Montreal's cavernous Metropolis baited many people last night for Animal Collective's show, with support from Grouper. Opening with "In the Flowers" accompanied by waves of people and a projection of a ballerina on an inflated iridescent globe/buoy hanging above centre stage, the New-York based group descended and propelled their way through much of their most recent album "Merriweather Post Pavilion".

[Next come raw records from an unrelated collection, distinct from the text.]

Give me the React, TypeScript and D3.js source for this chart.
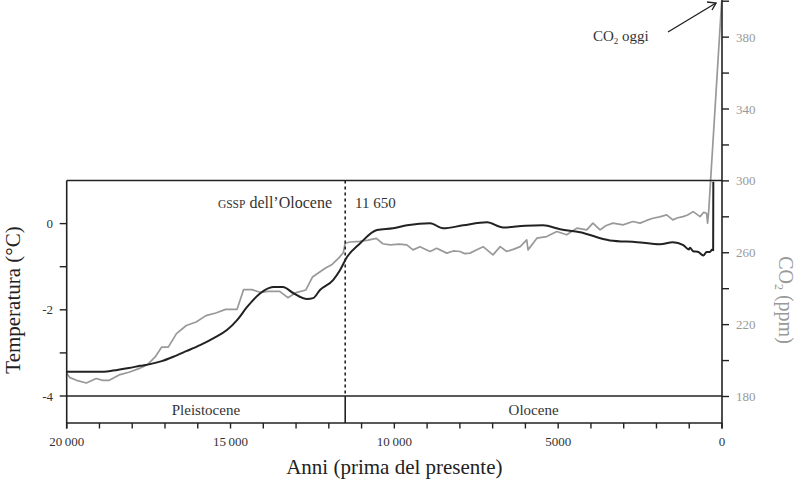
import React from "react";
import * as d3 from "d3";

// ---- data ----
const tempYears = [20000, 19000, 18590, 18100, 17760, 17455, 17100, 16750, 16350, 15930, 15500, 15110, 14800, 14500, 14100, 13700, 13400, 13090, 12660, 12480, 12270, 11870, 11660, 11440, 11050, 10530, 10040, 9610, 8910, 8510, 7900, 7170, 6680, 6000, 5460, 4940, 4330, 3420, 2590, 1890, 1500, 1180, 1010, 980, 880, 720, 570, 470, 370, 300, 270, 265];
const tempValues = [-3.44, -3.44, -3.41, -3.35, -3.3, -3.26, -3.19, -3.09, -2.96, -2.82, -2.65, -2.47, -2.24, -1.94, -1.62, -1.47, -1.47, -1.61, -1.75, -1.73, -1.54, -1.31, -1.08, -0.77, -0.46, -0.15, -0.11, -0.04, 0.01, -0.11, -0.04, 0.03, -0.09, -0.05, -0.04, -0.13, -0.2, -0.39, -0.43, -0.48, -0.43, -0.5, -0.6, -0.56, -0.64, -0.66, -0.74, -0.66, -0.66, -0.6, -0.62, 0.97];

const co2Years = [20000, 19900, 19700, 19400, 19100, 18900, 18700, 18400, 18100, 17800, 17550, 17300, 17100, 16900, 16650, 16350, 16050, 15750, 15450, 15150, 14800, 14600, 14350, 14100, 13850, 13500, 13250, 13000, 12700, 12500, 12300, 12100, 11900, 11700, 11560, 11500, 11350, 11050, 10800, 10550, 10350, 10130, 9850, 9620, 9430, 9220, 8910, 8710, 8400, 8200, 8000, 7850, 7690, 7500, 7290, 6990, 6770, 6570, 6350, 6160, 5960, 5920, 5650, 5350, 5040, 4740, 4430, 4130, 3940, 3720, 3550, 3330, 3020, 2720, 2500, 2300, 2110, 1900, 1690, 1500, 1350, 1190, 1050, 880, 670, 560, 470, 440, 410, 10];
const co2Values = [193, 190.5, 189, 187.5, 190, 189, 189, 192, 193.5, 195.5, 197.5, 202, 207.5, 207.5, 215, 219.5, 221.5, 225, 226.5, 228.5, 228.5, 239.5, 239.5, 238, 238.5, 238.5, 235, 237.8, 239.3, 246.5, 249, 251.5, 253.5, 257, 260, 265.3, 266, 266.3, 267, 268, 265, 264.4, 264.8, 264.4, 261.6, 263.4, 260.7, 262.5, 259.8, 261, 260.7, 259.5, 259.8, 261.5, 263.4, 258.8, 263.4, 260.7, 262, 263.4, 267.2, 261.6, 268.1, 269, 271.8, 270, 273.7, 272.7, 276.5, 272.7, 275, 276.5, 275.5, 277.4, 276.5, 278, 279.2, 280, 281.1, 278.3, 279.5, 280.1, 281, 282.9, 280.1, 282.5, 282, 276.5, 282, 400];

const xTickYears = d3.range(0, 20001, 1000);
const xLabelYears = [20000, 15000, 10000, 5000, 0];
const tempTicks = [-4, -3, -2, -1, 0];
const tempLabels = [-4, -2, 0];
const co2Ticks = [180, 200, 220, 240, 260, 280, 300, 320, 340, 360, 380, 400];
const co2Labels = [180, 220, 260, 300, 340, 380];

const epochNames = ["Pleistocene", "Olocene"];
const epochBounds = [20000, 11500, 0];
const gsspLabel = "11 650";

const FONT = "'Liberation Serif', 'DejaVu Serif', serif";
const DARK = "#222";
const GRAY = "#999";

export default function App() {
  const x = d3.scaleLinear().domain([20000, 0]).range([66.7, 722]);
  const yT = d3.scaleLinear().domain([-4, 1]).range([396, 180.5]);
  const yC = d3.scaleLinear().domain([180, 400]).range([396.5, 1.2]);

  const bandBottom = 423;
  const tickBottom = 428.5;
  const top = yT(1);

  const tempLine = d3
    .line<number>()
    .x((_, i) => x(tempYears[i]))
    .y((d) => yT(d))
    .curve(d3.curveMonotoneX);
  const co2Line = d3
    .line<number>()
    .x((_, i) => x(co2Years[i]))
    .y((d) => yC(d));

  const xL = x(20000);
  const xR = x(0);
  const xB = x(epochBounds[1]);

  return (
    <svg width={800} height={480} style={{ position: "absolute", left: 0, top: 0, background: "#fff" }} fontFamily={FONT}>
      <defs>
        <clipPath id="plot">
          <rect x={xL} y={top - 1} width={xR - xL + 2} height={bandBottom - top} />
        </clipPath>
      </defs>

      {/* curves */}
      <path d={co2Line(co2Values) || ""} fill="none" stroke={GRAY} strokeWidth={1.7} strokeLinejoin="round" />
      <path d={tempLine(tempValues) || ""} fill="none" stroke={DARK} strokeWidth={2} strokeLinejoin="round" clipPath="url(#plot)" />

      {/* frame */}
      <line x1={xL} x2={xR} y1={top} y2={top} stroke={DARK} strokeWidth={1.4} />
      <line x1={xL} x2={xR} y1={yT(-4)} y2={yT(-4)} stroke={DARK} strokeWidth={1.4} />
      <line x1={xL} x2={xR} y1={bandBottom} y2={bandBottom} stroke={DARK} strokeWidth={1.4} />
      <line x1={xL} x2={xL} y1={top} y2={tickBottom} stroke={DARK} strokeWidth={1.6} />
      <line x1={xR} x2={xR} y1={0} y2={tickBottom} stroke={DARK} strokeWidth={1.6} />
      <line x1={xB} x2={xB} y1={top} y2={yT(-4)} stroke={DARK} strokeWidth={1.6} strokeDasharray="3,3" />
      <line x1={xB} x2={xB} y1={yT(-4)} y2={bandBottom} stroke={DARK} strokeWidth={1.6} />

      {/* epoch labels */}
      {epochNames.map((n, i) => (
        <text key={n} x={(x(epochBounds[i]) + x(epochBounds[i + 1])) / 2} y={415} textAnchor="middle" fontSize={15} fill="#333">
          {n}
        </text>
      ))}

      {/* x axis */}
      {xTickYears.map((t) => (
        <line key={t} x1={x(t)} x2={x(t)} y1={bandBottom} y2={tickBottom} stroke={DARK} strokeWidth={1.4} />
      ))}
      {xLabelYears.map((t) => (
        <text key={t} x={x(t)} y={446} textAnchor="middle" fontSize={13} fill="#333">
          {t >= 10000 ? d3.format(",")(t).replace(",", "\u2009") : String(t)}
        </text>
      ))}
      <text x={(xL + xR) / 2} y={474} textAnchor="middle" fontSize={21} fill="#222">
        Anni (prima del presente)
      </text>

      {/* left axis */}
      {tempTicks.map((t) => (
        <line key={t} x1={xL - 7} x2={xL} y1={yT(t)} y2={yT(t)} stroke={DARK} strokeWidth={1.4} />
      ))}
      {tempLabels.map((t) => (
        <text key={t} x={53} y={yT(t) + 4.5} textAnchor="end" fontSize={13} fill="#333">
          {t}
        </text>
      ))}
      <text transform={`translate(20,300) rotate(-90)`} textAnchor="middle" fontSize={21} fill="#222">
        Temperatura (°C)
      </text>

      {/* right axis */}
      {co2Ticks.map((t) => (
        <line key={t} x1={xR} x2={xR + 7} y1={yC(t)} y2={yC(t)} stroke={DARK} strokeWidth={1.4} />
      ))}
      {co2Labels.map((t) => (
        <text key={t} x={736} y={yC(t) + 4.5} textAnchor="start" fontSize={13} fill={GRAY}>
          {t}
        </text>
      ))}
      <text transform={`translate(779,300) rotate(90)`} textAnchor="middle" fontSize={20} fill={GRAY}>
        CO<tspan fontSize={12} dy={4}>2</tspan>
        <tspan dy={-4}> (ppm)</tspan>
      </text>

      {/* annotations */}
      <text x={332} y={208} textAnchor="end" fontSize={16} fill="#333">
        <tspan fontSize={11.5}>GSSP</tspan> dell’Olocene
      </text>
      <text x={355} y={208} textAnchor="start" fontSize={15} fill="#333">
        {gsspLabel}
      </text>
      <text x={593} y={41} textAnchor="start" fontSize={15} fill="#333">
        CO<tspan fontSize={9} dy={3}>2</tspan>
        <tspan dy={-3}> oggi</tspan>
      </text>
      <line x1={668} y1={32} x2={716} y2={3} stroke={DARK} strokeWidth={1.4} />
      <polyline points="707,2 716,3 712,10" fill="none" stroke={DARK} strokeWidth={1.4} />
    </svg>
  );
}
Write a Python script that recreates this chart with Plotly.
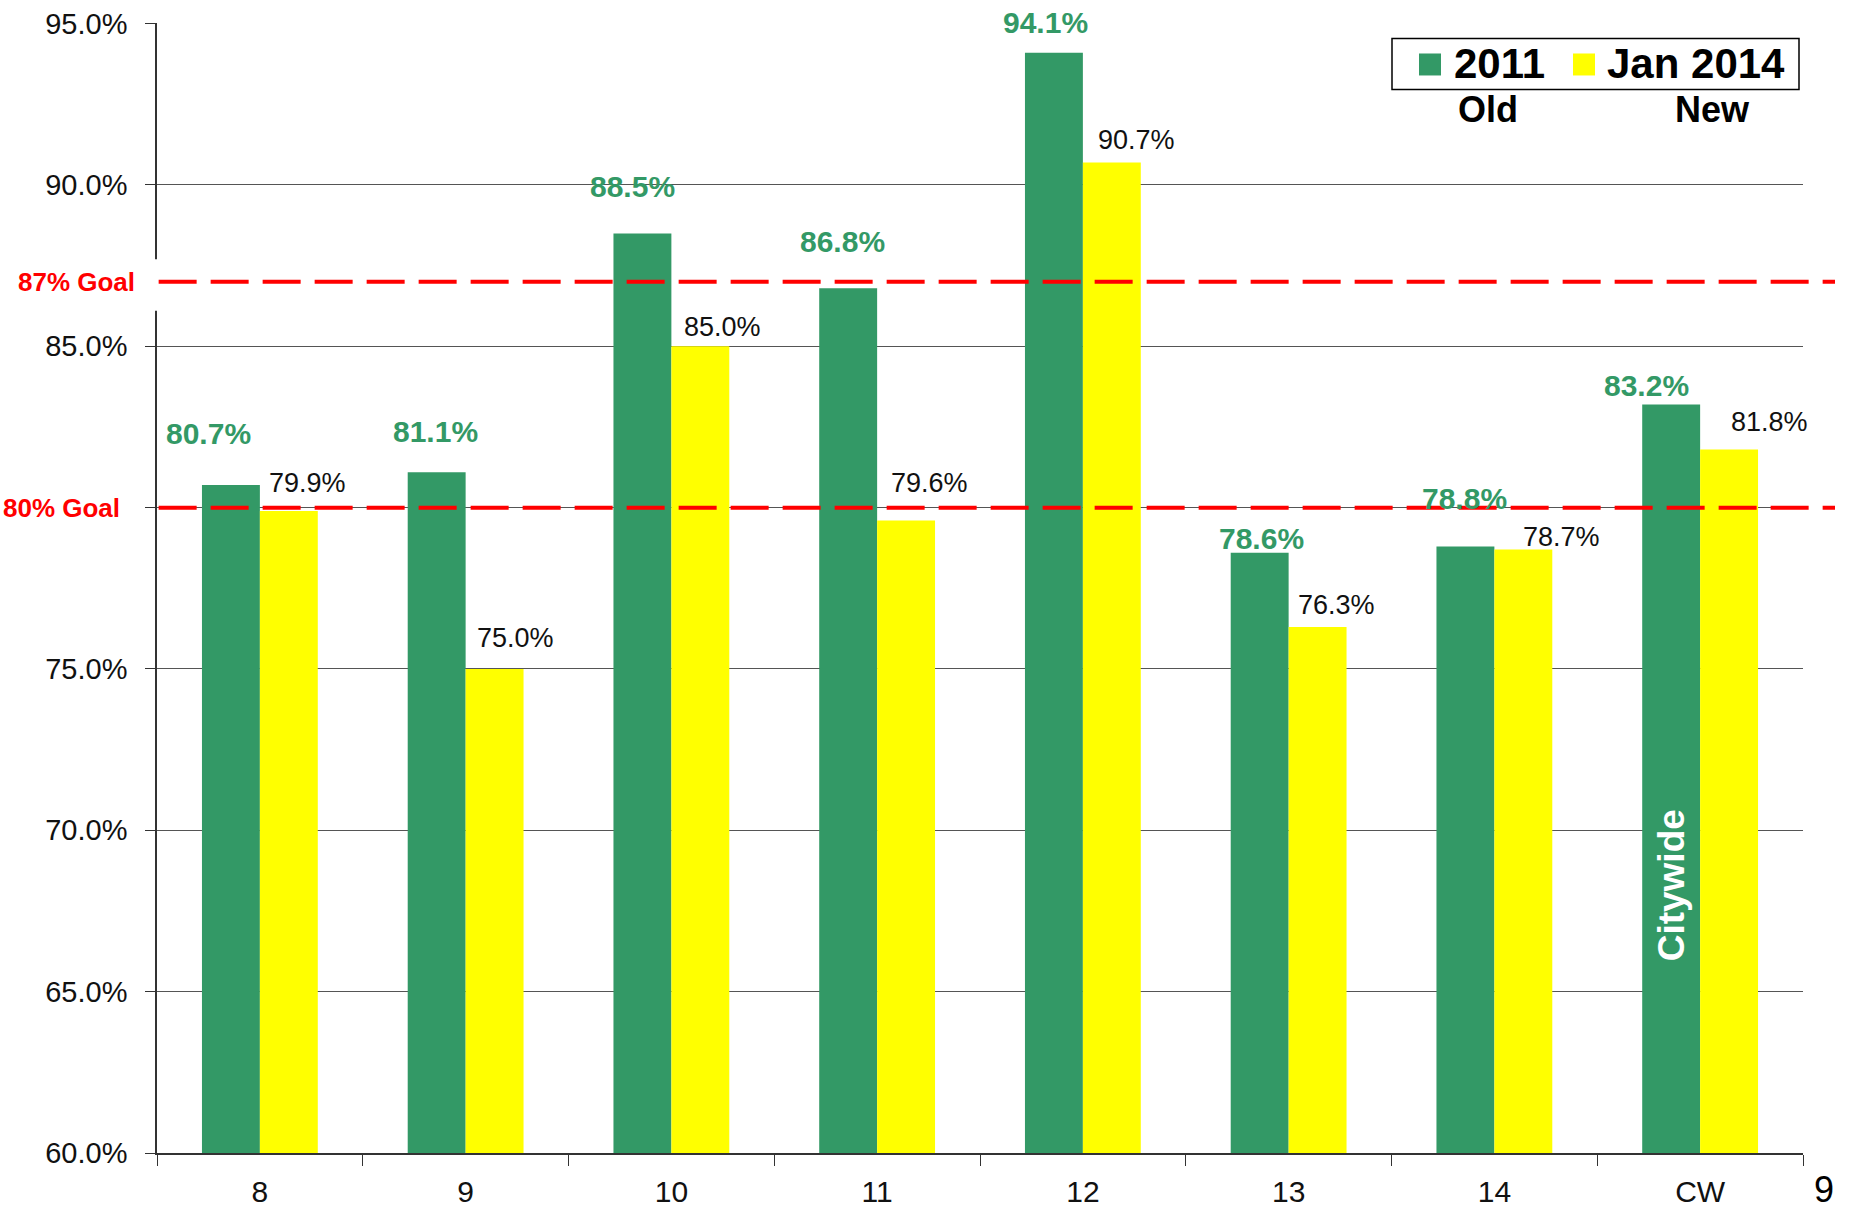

They literally pulse energy and haul a diverse audience together, stranding us upside down like the flickering out-of-time dancer in search of a familiar beat or some reliable hook for over 70 minutes: their performances consistently unnerve and manipulate. Their chaos can sometimes seem too deep to penetrate, or spawn doubt, and isolate the listener who has made their records their own. Songs are uncannily dismantled and rendered unrecognisable by the three on stage masqued under pink blue and yellow lights backlit with the dazzling Kitaoka pattern as they reverse ("Daily Routine"), slow down ("Banshee Beat") endlessly remix rewrite remake and run tracks into each other. The melodies always emerge underneath though, long after, the dense beats and dark layers are pulled back to reveal something more beautiful for the effort it has taken the listener and performer to get there.
There is a masochistic pleasure in seeing Animal Collective live, perhaps as Merriweather has drawn more people with its addictive and seemingly benign rhythms and melodies it is even more pronounced; they surely devoured Metropolis.